Phishing emails and messages: Users may receive seemingly legitimate emails or direct messages from trusted sources such as Web3 wallet providers or DeFi platforms. These messages often contain links to malicious websites or prompt users to share their private keys or other sensitive information.
Social media impersonation: Attackers may create fake social media accounts impersonating well-known wallet providers or DeFi projects. They use these accounts to send direct messages to unsuspecting users, enticing them to share wallet details or transfer funds to fraudulent addresses.
Mobile app scams: Fake mobile applications that mimic legitimate Web3 wallet applications can be published on app stores. Users who download and use these counterfeit applications unwittingly provide attackers with access to their private keys and sensitive data.
Phishing ads and search results: Malicious actors can create deceptive online ads or manipulate search engine results to direct users to fraudulent websites that mimic popular wallet providers. Users who click on these ads or search results may inadvertently disclose their private keys or other confidential information.
To guard against these risks, it is crucial to remain vigilant and follow best practices:
Always verify the authenticity of a website or application by carefully checking the URL and ensuring that it matches the official domain.
Be wary of unsolicited email, messaging, or social media communications that request personal information or guide you to click on suspicious links.
Install browser extensions or add-ons that provide additional security features and protection against phishing attempts.
Regularly update your Web3 wallet software and use reputable wallet providers with a track record of security and user trust.
Enable two-factor authentication (2FA) whenever possible to add an extra layer of security to your wallet.
By staying informed and taking robust security measures at all times, users can protect themselves from phishing and social engineering attacks in the DeFi ecosystem.
Impermanent loss and volatility
Certain DeFi services, such as liquidity provision in decentralized exchanges (DEXs), expose users to the risk of impermanent loss. Impermanent loss occurs when the value of assets held in a liquidity pool differs from the value of assets held outside the pool. In addition, the volatility of cryptocurrencies brings price risk, which can lead to significant losses. It is crucial for users to evaluate the risks associated with providing liquidity and diversify their investment portfolios to mitigate the impact of sudden price movements. Protocols such as Curve Finance and Balancer have implemented mechanisms to minimize impermanent loss and are trustworthy examples in the DeFi space.
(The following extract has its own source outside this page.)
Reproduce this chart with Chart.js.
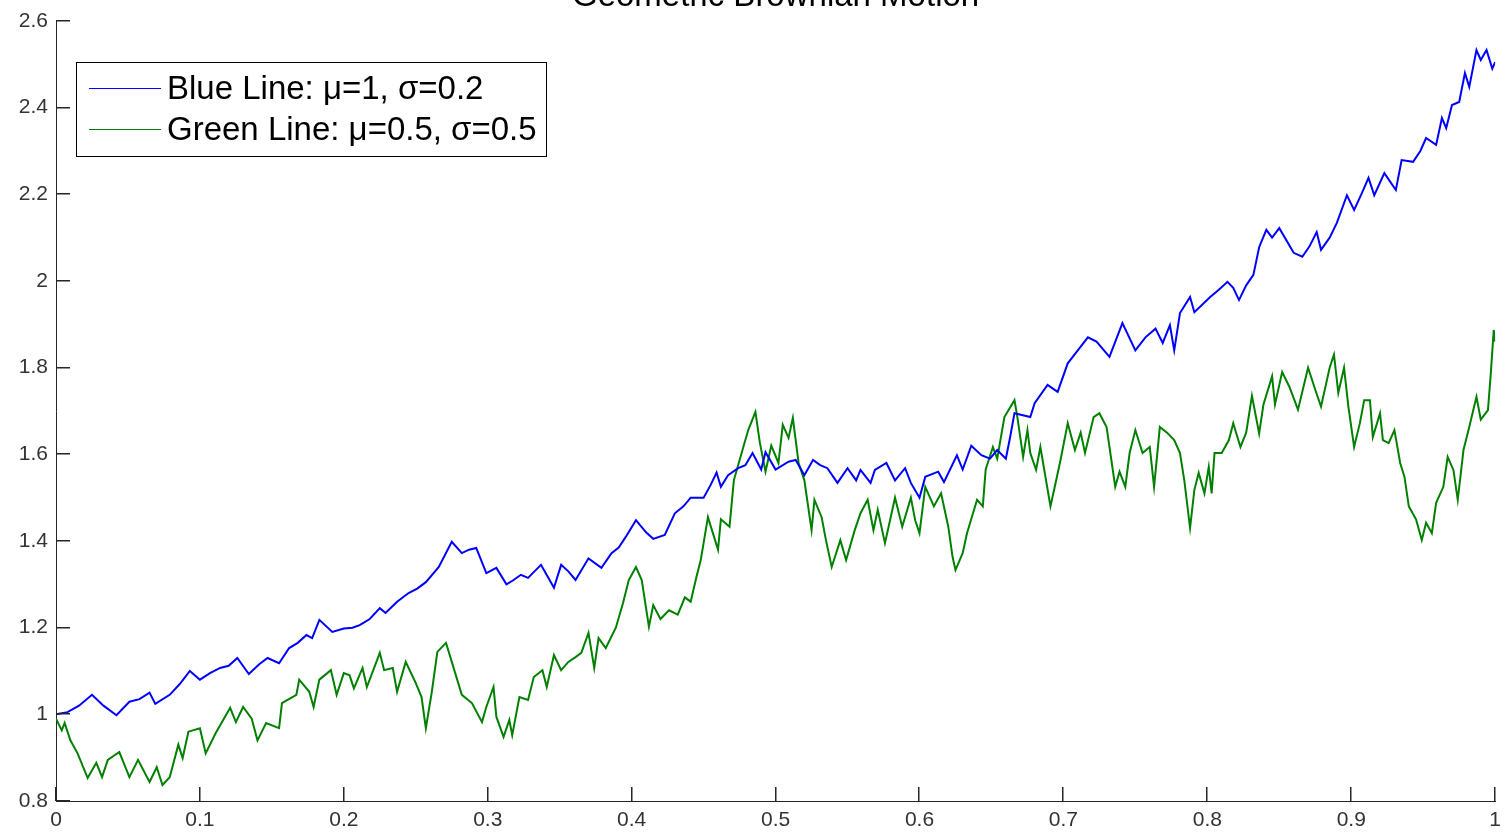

As DeFi continues to disrupt the financial landscape, users must be aware of the inherent risks in this emerging ecosystem. Smart contract vulnerabilities, centralization risks, regulatory uncertainty, phishing attacks, and market volatility are all challenges that require careful consideration. Partnering with well-known DeFi platforms that have undergone security audits, promote decentralization, and demonstrate compliance can help mitigate these risks. By adopting best practices, staying informed, and exercising caution, users can navigate the DeFi landscape and harness its potential while minimizing potential pitfalls.